In Fig. 97 is shown how to find the angle between the tangents c″ and d″ shown in Fig. 95, as required on the face-mould. On the line h-5, make h-4 equal to the length of the bottom tangent of the wreath, as shown at h″-4 in Fig. 95; and 4-5 equal to the length of the upper tangent d″. Measure from 4 the distance shown at 4-6 in Fig. 95, and place it from 4 to 6 as shown in Fig. 97; upon 6 erect a perpendicular line. Now place the dividers on 4; extend to h; turn over to cut the perpendicular in h″; connect this point with 4, and the angle shown at 4 will be the angle required to square the joints of the wreath as shown at h″ and 5, where the joint at 5 is shown drawn square to the line 4-5, and the joint at h″ square to the line 4 h″.
Fig. 98 is a diagram of tangents and face-mould for a stairway having a well-hole at the top landing. The tangents in this example will be two equally inclined tangents for the bottom wreath; and for the top wreath, one inclined and one level, the latter aligning with the level rail of the landing.
The face-mould, as here presented, will further help toward an understanding of the layout of face-moulds as shown in Figs. 96 and 97. It will be observed that the pitch of the bottom rail is continued from a″ to b″, a condition caused by the necessity of jointing the wreath to the end of the straight rail at a″, the joint being made square to both the straight rail and the bottom tangent a″. From b″ a line is drawn to d″, which is a fixed point determined by the number of risers in the well-hole. From point d″, the level tangent d″ 5 is drawn in line with the level rail of the landing; thus the pitch-line of the tangents over the well-hole is found, and, as was shown in the explanation of Fig. 95, the tangents as here presented will be those required on the face-mould to square the joints of the wreath.
In Fig. 98 the tangents of the face-mould for the bottom wreath are shown to be a″ and b″. To place tangent a″ in position on the face-mould, it is revolved, as shown by the arc, to m, cutting a line previously drawn from w square to the tangent b″ extended. Then, by connecting m to b″, the bottom tangent is placed in position on the face-mould. The joint at m is to be made square to it; and the joint at c, the other end of the mould, is to be made square to the tangent b″.

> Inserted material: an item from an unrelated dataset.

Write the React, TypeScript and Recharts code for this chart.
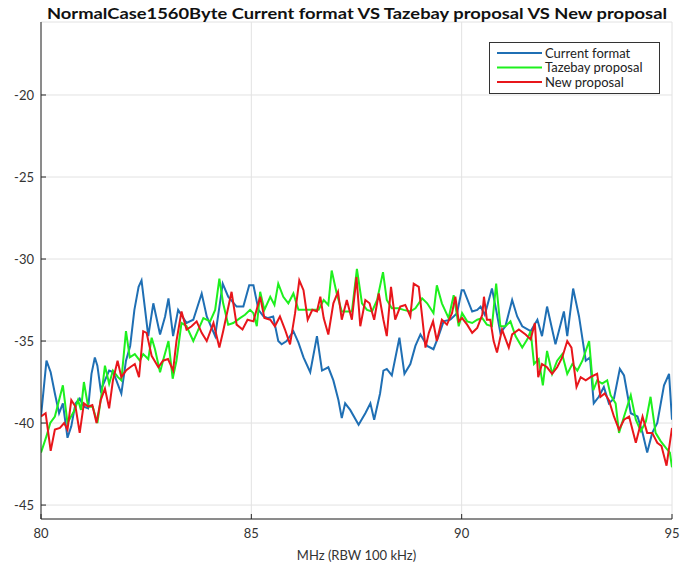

The upper piece of wreath in this example is shown to have tangent c″ inclining, the inclination being the same as that of the upper tangent b″ of the bottom wreath, so that the joint at c″, when made square to both tangents, will butt square when put together. The tangent d″ is shown to be level, so that the joint at 5, when squared with it, will butt square with the square end of the level-landing rail. The level tangent is shown revolved to its position on the face-mould, as from 5 to 2. In this last position, it will be observed that its angle with the inclined tangent c″ is a right angle; and it should be remembered that in every similar case where one tangent inclines and one is level over a square-angle plan tangent, the angle between the two tangents will be a right angle on the face-mould. A knowledge of this principle will enable the student to draw the mould for this wreath, as shown in Fig. 99, by merely drawing two lines perpendicular to each other, as d″ 5 and d″ c″, equal respectively to the level tangent d″ 5 and the inclined tangent c″ in Fig. 98. The joint at 5 is to be made square to d″ 5; and that at c″, to d″ c″. Comparing this figure with the face-mould as shown for the upper wreath in Fig. 98, it will be observed that both are alike.

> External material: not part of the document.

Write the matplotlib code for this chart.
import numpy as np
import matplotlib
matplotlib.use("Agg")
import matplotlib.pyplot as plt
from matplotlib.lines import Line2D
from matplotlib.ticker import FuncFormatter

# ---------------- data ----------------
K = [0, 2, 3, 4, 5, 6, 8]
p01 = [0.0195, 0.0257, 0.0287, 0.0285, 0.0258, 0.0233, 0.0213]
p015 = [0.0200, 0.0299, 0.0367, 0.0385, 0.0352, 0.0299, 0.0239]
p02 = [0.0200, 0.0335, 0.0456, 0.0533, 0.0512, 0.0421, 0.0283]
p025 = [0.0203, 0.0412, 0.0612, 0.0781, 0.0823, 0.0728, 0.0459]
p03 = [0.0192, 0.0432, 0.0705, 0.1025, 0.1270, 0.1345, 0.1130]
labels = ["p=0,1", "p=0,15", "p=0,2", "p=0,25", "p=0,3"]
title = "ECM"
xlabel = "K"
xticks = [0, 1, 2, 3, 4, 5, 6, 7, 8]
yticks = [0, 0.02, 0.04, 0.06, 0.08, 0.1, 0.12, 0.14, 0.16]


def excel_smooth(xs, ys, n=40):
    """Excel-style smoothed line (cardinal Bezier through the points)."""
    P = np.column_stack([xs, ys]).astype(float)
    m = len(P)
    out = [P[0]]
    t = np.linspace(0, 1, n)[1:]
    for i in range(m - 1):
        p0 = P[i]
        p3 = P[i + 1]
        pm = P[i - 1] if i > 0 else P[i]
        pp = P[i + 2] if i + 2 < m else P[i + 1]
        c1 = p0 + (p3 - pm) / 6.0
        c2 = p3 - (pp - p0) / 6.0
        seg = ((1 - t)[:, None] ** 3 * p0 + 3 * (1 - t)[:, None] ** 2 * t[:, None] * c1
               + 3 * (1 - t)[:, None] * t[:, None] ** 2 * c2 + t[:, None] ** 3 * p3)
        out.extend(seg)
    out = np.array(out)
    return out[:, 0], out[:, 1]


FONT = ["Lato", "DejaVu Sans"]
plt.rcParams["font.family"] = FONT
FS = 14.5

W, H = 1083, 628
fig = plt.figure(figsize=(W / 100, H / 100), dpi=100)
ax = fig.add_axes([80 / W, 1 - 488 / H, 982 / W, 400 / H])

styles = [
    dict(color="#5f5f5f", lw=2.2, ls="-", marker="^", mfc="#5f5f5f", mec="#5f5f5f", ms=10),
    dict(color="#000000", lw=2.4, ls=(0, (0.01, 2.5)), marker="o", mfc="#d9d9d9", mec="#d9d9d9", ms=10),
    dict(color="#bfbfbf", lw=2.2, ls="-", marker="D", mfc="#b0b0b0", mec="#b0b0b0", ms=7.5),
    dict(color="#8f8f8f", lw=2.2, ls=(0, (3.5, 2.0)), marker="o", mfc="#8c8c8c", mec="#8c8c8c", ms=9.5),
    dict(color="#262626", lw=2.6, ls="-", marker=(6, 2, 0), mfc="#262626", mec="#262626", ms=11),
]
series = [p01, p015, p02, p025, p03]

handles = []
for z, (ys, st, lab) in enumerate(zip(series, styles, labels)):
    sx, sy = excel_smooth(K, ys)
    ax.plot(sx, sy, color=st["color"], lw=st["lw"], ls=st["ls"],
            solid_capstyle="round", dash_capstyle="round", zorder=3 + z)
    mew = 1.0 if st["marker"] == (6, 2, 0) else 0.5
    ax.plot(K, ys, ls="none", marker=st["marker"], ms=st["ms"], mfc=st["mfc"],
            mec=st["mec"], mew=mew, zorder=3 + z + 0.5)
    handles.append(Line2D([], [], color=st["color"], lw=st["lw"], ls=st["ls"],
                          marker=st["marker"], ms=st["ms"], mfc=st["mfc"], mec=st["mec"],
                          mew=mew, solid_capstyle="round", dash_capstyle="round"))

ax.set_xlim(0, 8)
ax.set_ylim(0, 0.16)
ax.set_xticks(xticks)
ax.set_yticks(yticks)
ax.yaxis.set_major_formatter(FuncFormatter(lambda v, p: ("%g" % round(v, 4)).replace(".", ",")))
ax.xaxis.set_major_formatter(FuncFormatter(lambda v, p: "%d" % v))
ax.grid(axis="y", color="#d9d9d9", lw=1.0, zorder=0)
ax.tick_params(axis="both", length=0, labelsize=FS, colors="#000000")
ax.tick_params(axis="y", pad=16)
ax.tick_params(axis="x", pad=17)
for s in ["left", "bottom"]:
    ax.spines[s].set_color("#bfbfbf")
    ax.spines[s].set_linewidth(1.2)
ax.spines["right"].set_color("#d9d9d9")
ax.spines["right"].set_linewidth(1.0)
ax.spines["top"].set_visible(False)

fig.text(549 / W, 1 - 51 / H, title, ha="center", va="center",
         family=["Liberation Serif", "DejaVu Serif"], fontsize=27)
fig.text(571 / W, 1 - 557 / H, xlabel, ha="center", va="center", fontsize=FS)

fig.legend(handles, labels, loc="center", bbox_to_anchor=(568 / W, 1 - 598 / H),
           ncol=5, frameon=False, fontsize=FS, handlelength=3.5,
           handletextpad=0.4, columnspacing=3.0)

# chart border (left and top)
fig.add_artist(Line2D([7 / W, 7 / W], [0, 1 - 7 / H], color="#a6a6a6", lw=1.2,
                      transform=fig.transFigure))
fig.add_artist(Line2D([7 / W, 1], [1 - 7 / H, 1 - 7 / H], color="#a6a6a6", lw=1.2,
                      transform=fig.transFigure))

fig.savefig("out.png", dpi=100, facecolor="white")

In practical work the stair-builder is often called upon to deal with cases in which the conditions of tangents differ from all the examples thus far given. An instance of this sort is shown in Fig. 100, in which the angles between the tangents on the plan are acute. In all the preceding examples, the tangents on the plan were at right angles; that is, they were square to one another.